Alford Advertising maintains its registered office in Livingston County. It does not maintain any business offices in Clinton County. Thus, its filing of its petition for judicial review in Clinton County was improper.
In Collins and Associates Dietary Consultants, Inc. v. Labor and Industrial Relations Commission, 724 S.W.2d 243, 244-45 (1987), the Missouri Supreme Court instructed:
Where a statute places the authority to judicially review an administrative decision in the circuit court of a particular county, a question of subject matter jurisdiction rather than venue is involved. A court which is not statutorily vested with review authority lacks subject matter jurisdiction. . . . Where a court has no subject matter jurisdiction, its proceedings are absolutely void. . . . The only recourse of a court which lacks subject matter jurisdiction of a cause is dismissal of the cause.
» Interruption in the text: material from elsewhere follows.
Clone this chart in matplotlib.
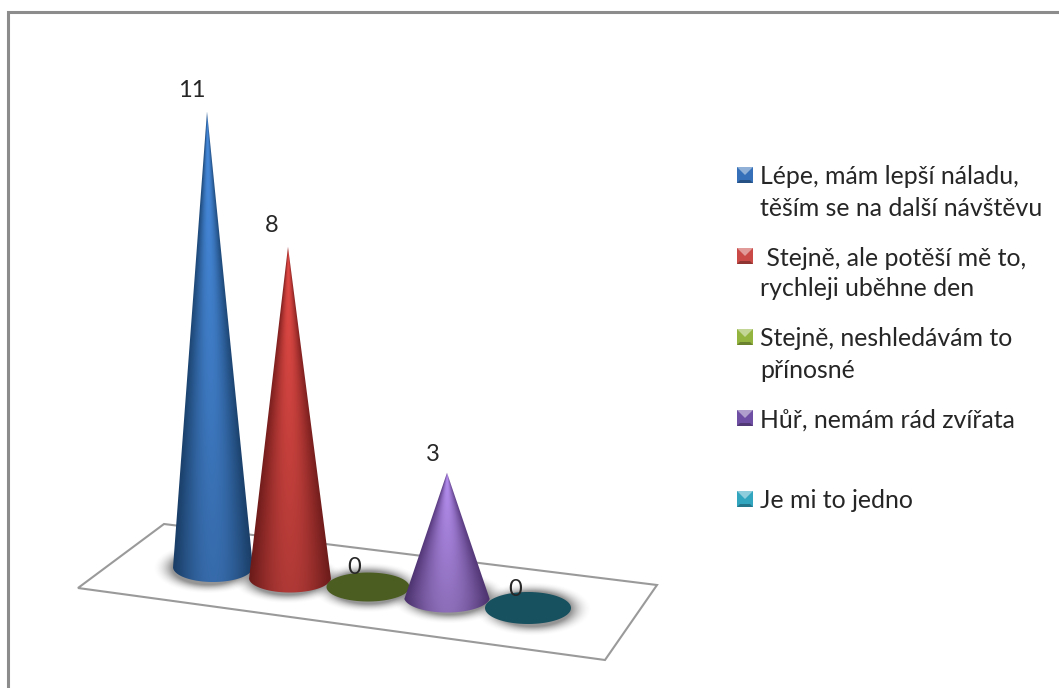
import numpy as np
import matplotlib
matplotlib.use("Agg")
import matplotlib.pyplot as plt
from matplotlib.patches import Polygon, Rectangle
from matplotlib.colors import to_rgb

# Survey answers and counts
categories = [
    ["Lépe, mám lepší náladu,", "těším se na další návštěvu"],
    [" Stejně, ale potěší mě to,", "rychleji uběhne den"],
    ["Stejně, neshledávám to", "přínosné"],
    ["Hůř, nemám rád zvířata"],
    ["Je mi to jedno"],
]
values = [11, 8, 0, 3, 0]

# Series colours: bright core, dark edge, legend key
core_colors = ["#3f7cc6", "#cb423e", "#8fb23a", "#a27fd6", "#2e9fb8"]
edge_colors = ["#1d4674", "#7a1f1e", "#4b5d20", "#533678", "#17505f"]
key_colors = ["#3570b8", "#c94a46", "#93b540", "#6f4fa3", "#32a5bf"]

# Layout on a pixel-sized canvas
W, H = 1059, 688
UNIT = 41.4                              # pixels per answer
base_x = [213, 290, 368, 447, 528]
tip_lean = [-6, -2, 0, 0, 0]             # perspective drift of the apex
base_y = [567, 578, 587, 597, 608]
base_rx = [40, 41, 41.5, 43, 43]
base_ry = [15, 14.5, 14.5, 15.5, 16]
floor_corners = [(78, 588), (164, 524), (657, 585), (605, 660)]
label_pos_dx = [-21, -18, -14, -14, -13]
label_pos_dy = [-21, -21, -19, -18, -19]
legend_x, legend_text_x = 737, 760
legend_keys_y = [175, 256, 337, 418, 499]
line_gap = 31

fig = plt.figure(figsize=(W / 100, H / 100), dpi=100)
ax = fig.add_axes([0, 0, 1, 1])
ax.axis("off")
plt.rcParams["font.family"] = ["Lato", "DejaVu Sans"]


def draw_shadow(cx, cy, rx, ry):
    pad = 24
    xs = np.arange(cx - rx - pad, cx + rx + pad, 1.0)
    ys = np.arange(cy - ry - pad, cy + ry + pad, 1.0)
    X, Y = np.meshgrid(xs, ys)
    sx = cx + (cx - 368) * 0.03
    r = np.hypot((X - sx) / (rx + 7), (Y - cy - 1) / (ry + 7))
    alpha = np.clip((1.2 - r) / 0.42, 0, 1) ** 2 * 0.55
    rgba = np.zeros(X.shape + (4,))
    rgba[..., :3] = 0.25
    rgba[..., 3] = alpha
    ax.imshow(rgba, extent=(xs[0], xs[-1], ys[-1], ys[0]), aspect="auto",
              zorder=2, interpolation="bilinear")


def outline(cx, cy, rx, ry, tip_x, tip_y):
    # Tangent points where the sides of the cone meet the base ellipse
    s = min(ry / (cy - tip_y), 0.99)
    t0 = np.arcsin(s)
    t = np.linspace(t0, np.pi - t0, 80)
    pts = [(cx + rx * np.cos(a), cy + ry * np.sin(a)) for a in t]
    return [(tip_x, tip_y)] + pts


def draw_cone(i, value):
    cx, cy, rx, ry = base_x[i], base_y[i], base_rx[i], base_ry[i]
    if value == 0:
        a = np.linspace(0, 2 * np.pi, 120)
        ax.add_patch(Polygon(np.c_[cx + rx * np.cos(a), cy + ry * np.sin(a)],
                             closed=True, fc=edge_colors[i], ec="none", zorder=3 + i))
        return
    tip_y = cy - value * UNIT
    tip_x = cx + tip_lean[i]
    xs = np.arange(cx - rx - 8, cx + rx + 2, 0.5)
    ys = np.arange(tip_y, cy + ry + 1, 0.5)
    X, Y = np.meshgrid(xs, ys)
    frac = np.clip((Y - tip_y) / (cy - tip_y), 0.002, 1)
    half = np.maximum(rx * frac, 0.1)
    axis_x = tip_x + (cx - tip_x) * frac
    u = np.clip((X - axis_x) / half, -1, 1)
    # Rounded surface lit from the front, brighter towards the tip
    shade = np.clip(np.cos(u * np.pi / 2) ** 1.1, 0, 1)[..., None]
    lift = (0.86 + 0.26 * (1 - (Y - tip_y) / (cy + ry - tip_y)))[..., None]
    core = np.array(to_rgb(core_colors[i]))
    edge = np.array(to_rgb(edge_colors[i]))
    img = np.clip((edge + (core - edge) * shade) * lift, 0, 1)
    im = ax.imshow(img, extent=(xs[0], xs[-1], ys[-1], ys[0]), aspect="auto",
                   zorder=3 + i, interpolation="bilinear")
    clip = Polygon(outline(cx, cy, rx, ry, tip_x, tip_y), closed=True,
                   transform=ax.transData, fc="none", ec="none")
    ax.add_patch(clip)
    im.set_clip_path(clip)


def draw_key(x, y, color):
    # Small bevelled legend square, lit from above
    s = 16
    base = np.array(to_rgb(color))
    light = np.clip(base * 0.55 + 0.45, 0, 1)
    dark = base * 0.72
    y0 = y - s / 2
    m = 3
    ax.add_patch(Rectangle((x, y0), s, s, fc=base, ec="none", zorder=5))
    ax.add_patch(Polygon([(x, y0), (x + s, y0), (x + s / 2, y0 + s / 2)],
                         fc=light, ec="none", zorder=6))
    ax.add_patch(Polygon([(x, y0 + s), (x + s, y0 + s), (x + s - m, y0 + s - m), (x + m, y0 + s - m)],
                         fc=dark, ec="none", zorder=6))


# Chart frame: only the top and left edges fall inside the canvas
ax.plot([8, 8, W], [H, 12, 12], color="#8c8c8c", lw=2.2, zorder=1, solid_joinstyle="miter")

# Floor of the 3-D plot
ax.add_patch(Polygon(floor_corners, closed=True, fc="white", ec="#9a9a9a", lw=1.5, zorder=1))

for i, v in enumerate(values):
    draw_shadow(base_x[i], base_y[i], base_rx[i], base_ry[i])
for i, v in enumerate(values):
    draw_cone(i, v)
    top = base_y[i] - v * UNIT
    ax.text(base_x[i] + label_pos_dx[i], top + label_pos_dy[i], str(v), ha="center",
            va="center", fontsize=17, color="#262626", zorder=20)

for lines, ky, color in zip(categories, legend_keys_y, key_colors):
    draw_key(legend_x, ky, color)
    for j, line in enumerate(lines):
        ax.text(legend_text_x, ky + 2 + j * line_gap, line, ha="left", va="center",
                fontsize=17.9, color="#262626", zorder=20)

ax.set_xlim(0, W)
ax.set_ylim(H, 0)
fig.savefig("out.png", dpi=100, facecolor="white")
See also Health Enterprises of America, Inc. v. Department of Social Services, 668 S.W.2d 185 (Mo.App. 1984).
Venue is a personal privilege, and a party may waive it. Sullenger v. Cooke Sales and Service Company, 646 S.W.2d 85, 88 (Mo.banc 1983), (rev'd on other grounds); State ex rel. DePaul Health Center v. Mummert, 870 S.W.2d 820 (Mo.banc 1994). Alford and the commission, however, could not waive the venue requirements of § 536.110(3). Livingston County or Cole County were the only options available. They could not waive venue in any other county. This rendered venue a jurisdictional issue. Hence, the Circuit Court of Clinton County lacked subject matter jurisdiction and could take no action other than to dismiss the case.
Alford Advertising contends that § 476.410, RSMo 1994, gave the circuit court the authority to transfer venue of the case. That section says, "The division of a circuit court in which a case is filed laying venue in the wrong division or wrong circuit shall transfer the case to any division or circuit in which it could have been brought." This statute deals with mistaken venue. "Venue has to do with the place of the proceeding, not with the power of the court to act." Pool v. Director of Revenue, 824 S.W.2d 515, 517 (Mo.App. 1992). Because the circuit court in Clinton County lacked subject matter jurisdiction over the case, it had no authority to do anything other than to dismiss the case.
We affirm the circuit court's judgment.
Lowenstein, P.J., and Howard, J., concur.